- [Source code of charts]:
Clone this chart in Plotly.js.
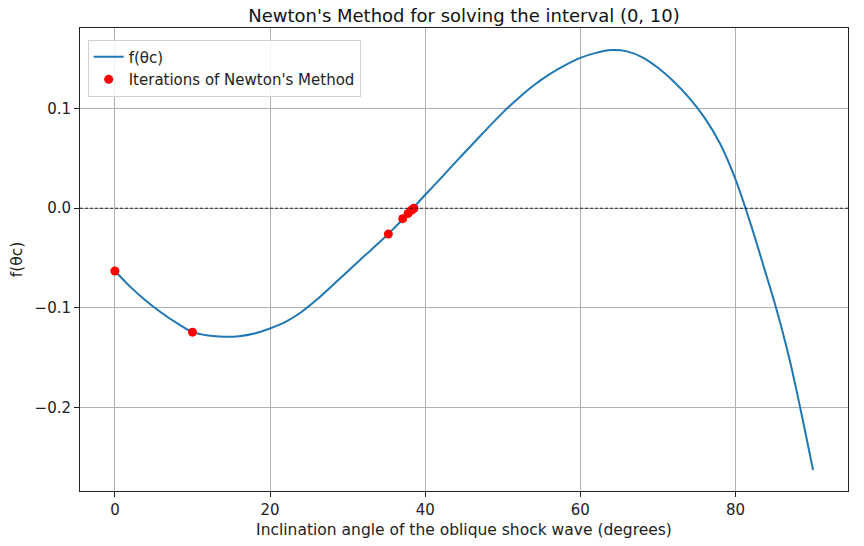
<!DOCTYPE html>
<html>
<head>
<meta charset="utf-8">
<script src="https://cdn.plot.ly/plotly-3.0.1.min.js"></script>
<style>html,body{margin:0;padding:0;background:#fff;}#chart{width:864px;height:546px;}</style>
</head>
<body>
<div id="chart"></div>
<script>
// Curve f(θc)
const curveX = [0, 2, 4, 6, 8, 10, 12, 14, 16, 18, 20, 22, 24, 26, 28, 30, 32, 34, 36, 38, 40, 42, 44, 46, 48, 50, 52, 54, 56, 58, 60, 62, 64, 66, 68, 70, 72, 74, 76, 78, 80, 82, 84, 85, 86, 87, 88, 89, 90];
const curveY = [-0.063, -0.079, -0.093, -0.105, -0.1155, -0.1245, -0.1278, -0.129, -0.1285, -0.1258, -0.1208, -0.1142, -0.1045, -0.092, -0.0778, -0.0635, -0.049, -0.035, -0.020, -0.0035, 0.0135, 0.030, 0.047, 0.0635, 0.080, 0.096, 0.1105, 0.1235, 0.1345, 0.1435, 0.151, 0.156, 0.1588, 0.1575, 0.1515, 0.141, 0.1275, 0.111, 0.091, 0.065, 0.029, -0.017, -0.068, -0.094, -0.122, -0.153, -0.188, -0.225, -0.263];
// Newton iterations
const iterX = [0, 10, 35.25, 37.1, 37.8, 38.25, 38.45, 38.55];
const iterY = [-0.063, -0.1245, -0.026, -0.0105, -0.0052, -0.0018, -0.0006, -0.0001];
const xTicks = [0, 20, 40, 60, 80];
const yTicks = [-0.2, -0.1, 0.0, 0.1];

const font = 'DejaVu Sans, sans-serif';
const traces = [
  {x: curveX, y: curveY, type: 'scatter', mode: 'lines', name: 'f(θc)',
   line: {color: '#1f77b4', width: 2, shape: 'spline', smoothing: 0.8}},
  {x: iterX, y: iterY, type: 'scatter', mode: 'markers', name: "Iterations of Newton's Method",
   marker: {color: 'red', size: 9}}
];
const layout = {
  width: 864, height: 546,
  margin: {l: 80, r: 16, t: 28, b: 55},
  paper_bgcolor: '#fff', plot_bgcolor: '#fff',
  font: {family: font, size: 15, color: '#222'},
  title: {text: "Newton's Method for solving the interval (0, 10)", x: 0.537, xanchor: 'center', y: 0.972, yanchor: 'middle', font: {size: 18, color: '#111', family: font}},
  xaxis: {range: [-4.5, 94.5], tickvals: xTicks, ticktext: xTicks.map(String), showgrid: true, gridcolor: '#b0b0b0', gridwidth: 1,
    zeroline: false, showline: true, linecolor: '#222', linewidth: 1, mirror: true, ticks: 'outside', ticklen: 5, tickcolor: '#222',
    tickfont: {size: 15, family: font},
    title: {text: 'Inclination angle of the oblique shock wave (degrees)', font: {size: 15.5, family: font}, standoff: 6}},
  yaxis: {range: [-0.284, 0.181], tickvals: yTicks, tickformat: '.1f', showgrid: true, gridcolor: '#b0b0b0', gridwidth: 1,
    zeroline: false, showline: true, linecolor: '#222', linewidth: 1, mirror: true, ticks: 'outside', ticklen: 5, tickcolor: '#222',
    tickfont: {size: 15, family: font},
    title: {text: 'f(θc)', font: {size: 15.5, family: font}, standoff: 8}},
  shapes: [{type: 'line', xref: 'paper', x0: 0, x1: 1, yref: 'y', y0: 0, y1: 0, line: {color: '#000', width: 0.8, dash: '3px,2px'}}],
  legend: {x: 0.01, y: 0.975, xanchor: 'left', yanchor: 'top', bgcolor: 'rgba(255,255,255,0.85)', bordercolor: '#d0d0d0', borderwidth: 1,
    font: {size: 15, family: font, color: '#222'}, tracegroupgap: 2},
  showlegend: true
};
Plotly.newPlot('chart', traces, layout, {displayModeBar: false, staticPlot: true});
</script>
</body>
</html>
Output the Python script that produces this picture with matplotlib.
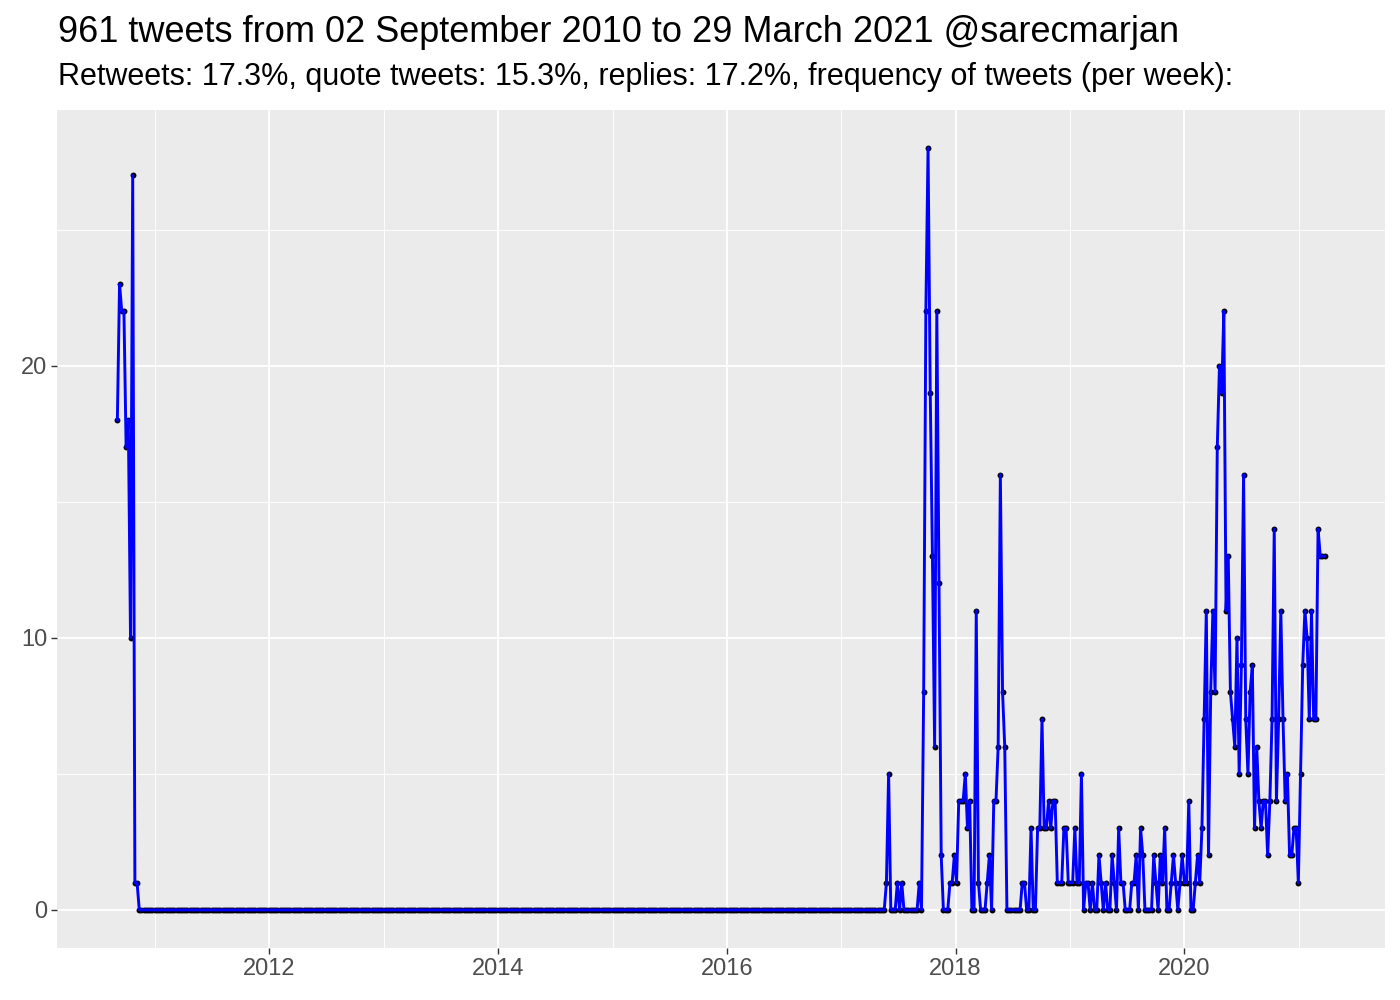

- [Stated problem]: In the entries above, how many lines hold the word "script"? State the number and nothing else.

- [Task solution]: 4